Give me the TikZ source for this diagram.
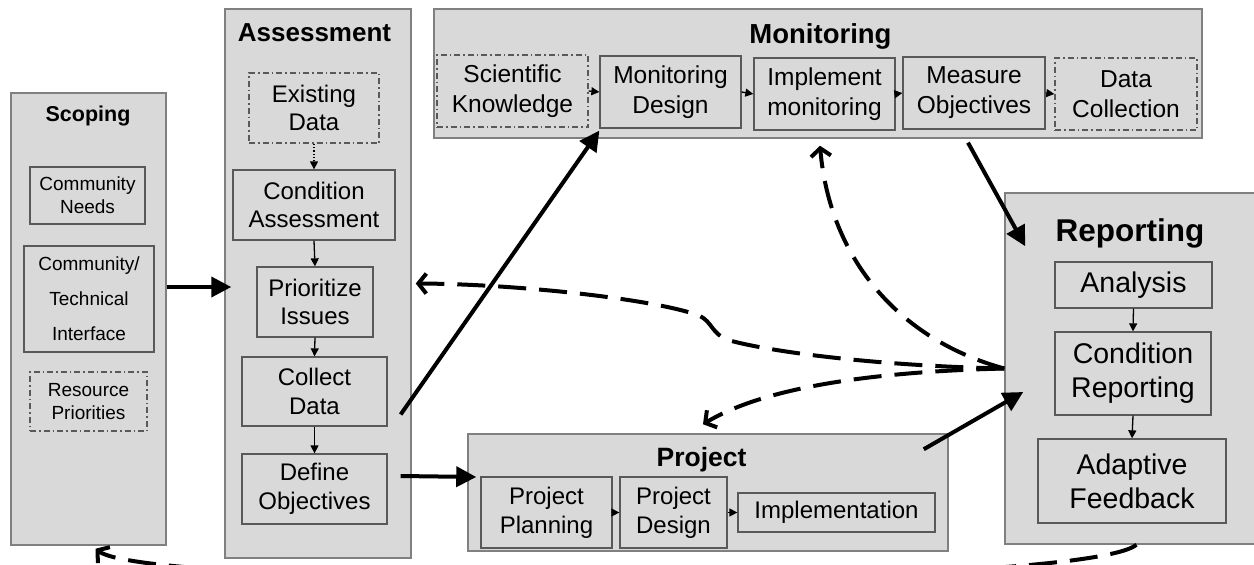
\documentclass[tikz,border=0pt]{standalone}
\usepackage{fontspec}
\setmainfont{Liberation Sans}
\usetikzlibrary{arrows.meta}

\begin{document}
\begin{tikzpicture}
  [x=1pt,y=-1pt,
    stage/.style={draw=black!50,fill=black!15,line width=1.5pt},
    box/.style={draw=black!65,fill=black!15,line width=1.3pt,align=center,inner sep=0pt},
    optional/.style={box,dash pattern=on 6pt off 3pt on 1.5pt off 3pt},
    title/.style={anchor=base},
    big/.style={line width=4pt,-{Triangle[length=20pt,width=20pt]}},
    small/.style={line width=1.3pt,-{Triangle[length=8pt,width=8pt]}},
    back/.style={line width=4pt,dash pattern=on 28pt off 13pt,-{Straight Barb[length=8pt,width=20pt]}}]
  \path[use as bounding box,clip] (0,0) rectangle (1254,565);
  % stages
  \node[stage,minimum width=155pt,minimum height=452pt] (Scoping) at (88.5,319) {};
  \node[stage,minimum width=186pt,minimum height=549pt] (Assessment) at (318,283.5) {};
  \node[stage,minimum width=768pt,minimum height=129pt] (Monitoring) at (818,73.5) {};
  \node[stage,minimum width=251pt,minimum height=351pt] (Reporting) at (1130.5,368.5) {};
  \node[stage,minimum width=480pt,minimum height=117pt] (Project) at (708,492.5) {};

  \node[title,font=\bfseries\fontsize{21.5}{26}\selectfont] (ScopingTitle) at (88,121) {Scoping};
  \node[title,font=\bfseries\fontsize{26}{30}\selectfont] (AssessmentTitle) at (314.5,41) {Assessment};
  \node[title,font=\bfseries\fontsize{27.5}{32}\selectfont] (MonitoringTitle) at (820.5,43) {Monitoring};
  \node[title,font=\bfseries\fontsize{31.5}{36}\selectfont] (ReportingTitle) at (1130,241) {Reporting};
  \node[title,font=\bfseries\fontsize{26.5}{30}\selectfont] (ProjectTitle) at (701.5,466) {Project};

  % scoping
  \node[box,font=\fontsize{19}{23}\selectfont,minimum width=115pt,minimum height=57pt] (CommNeeds) at (87.5,195.5) {Community\\Needs};
  \node[box,font=\fontsize{19}{35}\selectfont,minimum width=130pt,minimum height=106pt] (Interface) at (89,299) {Community/\\Technical\\Interface};
  \node[optional,font=\fontsize{19}{23}\selectfont,minimum width=117pt,minimum height=59pt] (ResPrio) at (88.5,401.5) {Resource\\Priorities};

  % assessment
  \node[optional,font=\fontsize{24}{28.5}\selectfont,minimum width=130pt,minimum height=70pt] (ExistData) at (314,108) {Existing\\Data};
  \node[box,font=\fontsize{24}{28.5}\selectfont,minimum width=162pt,minimum height=70pt] (CondAssess) at (314,205) {Condition\\Assessment};
  \node[box,font=\fontsize{24}{28.5}\selectfont,minimum width=116pt,minimum height=70pt] (PrioIssues) at (315,302) {Prioritize\\Issues};
  \node[box,font=\fontsize{24}{28.5}\selectfont,minimum width=145pt,minimum height=69pt] (CollectData) at (314.5,391.5) {Collect\\Data};
  \node[box,font=\fontsize{24}{28.5}\selectfont,minimum width=145pt,minimum height=70pt] (DefObj) at (314.5,489) {Define\\Objectives};

  % monitoring
  \node[optional,font=\fontsize{24.5}{30}\selectfont,minimum width=151pt,minimum height=72pt] (SciKnow) at (512.5,91) {Scientific\\Knowledge};
  \node[box,font=\fontsize{24.5}{30}\selectfont,minimum width=141pt,minimum height=72pt] (MonDesign) at (670.5,92) {Monitoring\\Design};
  \node[box,font=\fontsize{24.5}{30}\selectfont,minimum width=141pt,minimum height=72pt] (ImplMon) at (824.5,94) {Implement\\monitoring};
  \node[box,font=\fontsize{24.5}{30}\selectfont,minimum width=142pt,minimum height=72pt] (MeasObj) at (974,93) {Measure\\Objectives};
  \node[optional,font=\fontsize{24.5}{30}\selectfont,minimum width=142pt,minimum height=72pt] (DataColl) at (1126,94) {Data\\Collection};

  % reporting
  \node[box,font=\fontsize{28.5}{34}\selectfont,minimum width=157pt,minimum height=46pt] (Analysis) at (1133.5,285) {Analysis};
  \node[box,font=\fontsize{28.5}{34}\selectfont,minimum width=156pt,minimum height=83pt] (CondRep) at (1133,373.5) {Condition\\Reporting};
  \node[box,font=\fontsize{28.5}{34}\selectfont,minimum width=188pt,minimum height=84pt] (AdaptFb) at (1132,481) {Adaptive\\Feedback};

  % project
  \node[box,font=\fontsize{24}{29}\selectfont,minimum width=131pt,minimum height=71pt] (ProjPlan) at (546.5,512.5) {Project\\Planning};
  \node[box,font=\fontsize{24}{29}\selectfont,minimum width=107pt,minimum height=71pt] (ProjDesign) at (673.5,512.5) {Project\\Design};
  \node[box,font=\fontsize{24}{29}\selectfont,minimum width=197pt,minimum height=39pt] (Implementation) at (836.5,512.5) {Implementation};

  % steps inside the stages
  \draw[small,dotted] (ExistData.south) -- (CondAssess.north);
  \draw[small] (CondAssess.south) -- (PrioIssues.north);
  \draw[small] (PrioIssues.south) -- (CollectData.north);
  \draw[small] (CollectData.south) -- (DefObj.north);
  \draw[small] (SciKnow.east) -- (MonDesign.west);
  \draw[small] (MonDesign.east) -- (ImplMon.west);
  \draw[small] (ImplMon.east) -- (MeasObj.west);
  \draw[small] (MeasObj.east) -- (DataColl.west);
  \draw[small] (Analysis.south) -- (CondRep.north);
  \draw[small] (CondRep.south) -- (AdaptFb.north);
  \draw[small] (ProjPlan.east) -- (ProjDesign.west);
  \draw[small] (ProjDesign.east) -- (Implementation.west);

  % flow between stages
  \draw[big] (Scoping.east |- 0,287) -- ([xshift=7pt]Assessment.west |- 0,287);
  \draw[big] ([xshift=13pt,yshift=-23pt]CollectData.east) -- ([yshift=-2pt]MonDesign.south west);
  \draw[big] ([xshift=13pt,yshift=13pt]DefObj.east) -- ([xshift=9pt]Project.west |- 0,477);
  \draw[big] ([xshift=-6pt,yshift=-13pt]MeasObj.south) -- ([xshift=21pt,yshift=-54pt]Reporting.north west);
  \draw[big] ([xshift=-25pt,yshift=-16pt]Project.north east) -- ([xshift=19pt,yshift=-23.5pt]Reporting.west);

  % feedback
  \draw[back] (Reporting.west) .. controls (880,366) and (770,352) .. (728,340)
    .. controls (712,334) and (712,322) .. (700,316)
    .. controls (660,300) and (520,284) .. ([xshift=4pt]Assessment.east);
  \draw[back] (Reporting.west) .. controls (900,340) and (830,260) .. ([xshift=2pt,yshift=-7pt]Monitoring.south);
  \draw[back] (Reporting.west) .. controls (860,372) and (760,390) .. ([xshift=-5pt,yshift=9pt]Project.north);
  \draw[back] ([xshift=6pt]Reporting.south) .. controls (1080,590) and (150,590) .. ([xshift=7pt,yshift=-3pt]Scoping.south);
\end{tikzpicture}
\end{document}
_ _ _ _ _
Requirement: Images in the data above are to be skipped. Retype all other material exactly.

Solution for this exercise:
Give me the TikZ source for this diagram.
\documentclass[tikz,border=0pt]{standalone}
\usepackage{fontspec}
\setmainfont{Liberation Sans}
\usetikzlibrary{arrows.meta}

\begin{document}
\begin{tikzpicture}
  [x=1pt,y=-1pt,
    stage/.style={draw=black!50,fill=black!15,line width=1.5pt},
    box/.style={draw=black!65,fill=black!15,line width=1.3pt,align=center,inner sep=0pt},
    optional/.style={box,dash pattern=on 6pt off 3pt on 1.5pt off 3pt},
    title/.style={anchor=base},
    big/.style={line width=4pt,-{Triangle[length=20pt,width=20pt]}},
    small/.style={line width=1.3pt,-{Triangle[length=8pt,width=8pt]}},
    back/.style={line width=4pt,dash pattern=on 28pt off 13pt,-{Straight Barb[length=8pt,width=20pt]}}]
  \path[use as bounding box,clip] (0,0) rectangle (1254,565);
  % stages
  \node[stage,minimum width=155pt,minimum height=452pt] (Scoping) at (88.5,319) {};
  \node[stage,minimum width=186pt,minimum height=549pt] (Assessment) at (318,283.5) {};
  \node[stage,minimum width=768pt,minimum height=129pt] (Monitoring) at (818,73.5) {};
  \node[stage,minimum width=251pt,minimum height=351pt] (Reporting) at (1130.5,368.5) {};
  \node[stage,minimum width=480pt,minimum height=117pt] (Project) at (708,492.5) {};

  \node[title,font=\bfseries\fontsize{21.5}{26}\selectfont] (ScopingTitle) at (88,121) {Scoping};
  \node[title,font=\bfseries\fontsize{26}{30}\selectfont] (AssessmentTitle) at (314.5,41) {Assessment};
  \node[title,font=\bfseries\fontsize{27.5}{32}\selectfont] (MonitoringTitle) at (820.5,43) {Monitoring};
  \node[title,font=\bfseries\fontsize{31.5}{36}\selectfont] (ReportingTitle) at (1130,241) {Reporting};
  \node[title,font=\bfseries\fontsize{26.5}{30}\selectfont] (ProjectTitle) at (701.5,466) {Project};

  % scoping
  \node[box,font=\fontsize{19}{23}\selectfont,minimum width=115pt,minimum height=57pt] (CommNeeds) at (87.5,195.5) {Community\\Needs};
  \node[box,font=\fontsize{19}{35}\selectfont,minimum width=130pt,minimum height=106pt] (Interface) at (89,299) {Community/\\Technical\\Interface};
  \node[optional,font=\fontsize{19}{23}\selectfont,minimum width=117pt,minimum height=59pt] (ResPrio) at (88.5,401.5) {Resource\\Priorities};

  % assessment
  \node[optional,font=\fontsize{24}{28.5}\selectfont,minimum width=130pt,minimum height=70pt] (ExistData) at (314,108) {Existing\\Data};
  \node[box,font=\fontsize{24}{28.5}\selectfont,minimum width=162pt,minimum height=70pt] (CondAssess) at (314,205) {Condition\\Assessment};
  \node[box,font=\fontsize{24}{28.5}\selectfont,minimum width=116pt,minimum height=70pt] (PrioIssues) at (315,302) {Prioritize\\Issues};
  \node[box,font=\fontsize{24}{28.5}\selectfont,minimum width=145pt,minimum height=69pt] (CollectData) at (314.5,391.5) {Collect\\Data};
  \node[box,font=\fontsize{24}{28.5}\selectfont,minimum width=145pt,minimum height=70pt] (DefObj) at (314.5,489) {Define\\Objectives};

  % monitoring
  \node[optional,font=\fontsize{24.5}{30}\selectfont,minimum width=151pt,minimum height=72pt] (SciKnow) at (512.5,91) {Scientific\\Knowledge};
  \node[box,font=\fontsize{24.5}{30}\selectfont,minimum width=141pt,minimum height=72pt] (MonDesign) at (670.5,92) {Monitoring\\Design};
  \node[box,font=\fontsize{24.5}{30}\selectfont,minimum width=141pt,minimum height=72pt] (ImplMon) at (824.5,94) {Implement\\monitoring};
  \node[box,font=\fontsize{24.5}{30}\selectfont,minimum width=142pt,minimum height=72pt] (MeasObj) at (974,93) {Measure\\Objectives};
  \node[optional,font=\fontsize{24.5}{30}\selectfont,minimum width=142pt,minimum height=72pt] (DataColl) at (1126,94) {Data\\Collection};

  % reporting
  \node[box,font=\fontsize{28.5}{34}\selectfont,minimum width=157pt,minimum height=46pt] (Analysis) at (1133.5,285) {Analysis};
  \node[box,font=\fontsize{28.5}{34}\selectfont,minimum width=156pt,minimum height=83pt] (CondRep) at (1133,373.5) {Condition\\Reporting};
  \node[box,font=\fontsize{28.5}{34}\selectfont,minimum width=188pt,minimum height=84pt] (AdaptFb) at (1132,481) {Adaptive\\Feedback};

  % project
  \node[box,font=\fontsize{24}{29}\selectfont,minimum width=131pt,minimum height=71pt] (ProjPlan) at (546.5,512.5) {Project\\Planning};
  \node[box,font=\fontsize{24}{29}\selectfont,minimum width=107pt,minimum height=71pt] (ProjDesign) at (673.5,512.5) {Project\\Design};
  \node[box,font=\fontsize{24}{29}\selectfont,minimum width=197pt,minimum height=39pt] (Implementation) at (836.5,512.5) {Implementation};

  % steps inside the stages
  \draw[small,dotted] (ExistData.south) -- (CondAssess.north);
  \draw[small] (CondAssess.south) -- (PrioIssues.north);
  \draw[small] (PrioIssues.south) -- (CollectData.north);
  \draw[small] (CollectData.south) -- (DefObj.north);
  \draw[small] (SciKnow.east) -- (MonDesign.west);
  \draw[small] (MonDesign.east) -- (ImplMon.west);
  \draw[small] (ImplMon.east) -- (MeasObj.west);
  \draw[small] (MeasObj.east) -- (DataColl.west);
  \draw[small] (Analysis.south) -- (CondRep.north);
  \draw[small] (CondRep.south) -- (AdaptFb.north);
  \draw[small] (ProjPlan.east) -- (ProjDesign.west);
  \draw[small] (ProjDesign.east) -- (Implementation.west);

  % flow between stages
  \draw[big] (Scoping.east |- 0,287) -- ([xshift=7pt]Assessment.west |- 0,287);
  \draw[big] ([xshift=13pt,yshift=-23pt]CollectData.east) -- ([yshift=-2pt]MonDesign.south west);
  \draw[big] ([xshift=13pt,yshift=13pt]DefObj.east) -- ([xshift=9pt]Project.west |- 0,477);
  \draw[big] ([xshift=-6pt,yshift=-13pt]MeasObj.south) -- ([xshift=21pt,yshift=-54pt]Reporting.north west);
  \draw[big] ([xshift=-25pt,yshift=-16pt]Project.north east) -- ([xshift=19pt,yshift=-23.5pt]Reporting.west);

  % feedback
  \draw[back] (Reporting.west) .. controls (880,366) and (770,352) .. (728,340)
    .. controls (712,334) and (712,322) .. (700,316)
    .. controls (660,300) and (520,284) .. ([xshift=4pt]Assessment.east);
  \draw[back] (Reporting.west) .. controls (900,340) and (830,260) .. ([xshift=2pt,yshift=-7pt]Monitoring.south);
  \draw[back] (Reporting.west) .. controls (860,372) and (760,390) .. ([xshift=-5pt,yshift=9pt]Project.north);
  \draw[back] ([xshift=6pt]Reporting.south) .. controls (1080,590) and (150,590) .. ([xshift=7pt,yshift=-3pt]Scoping.south);
\end{tikzpicture}
\end{document}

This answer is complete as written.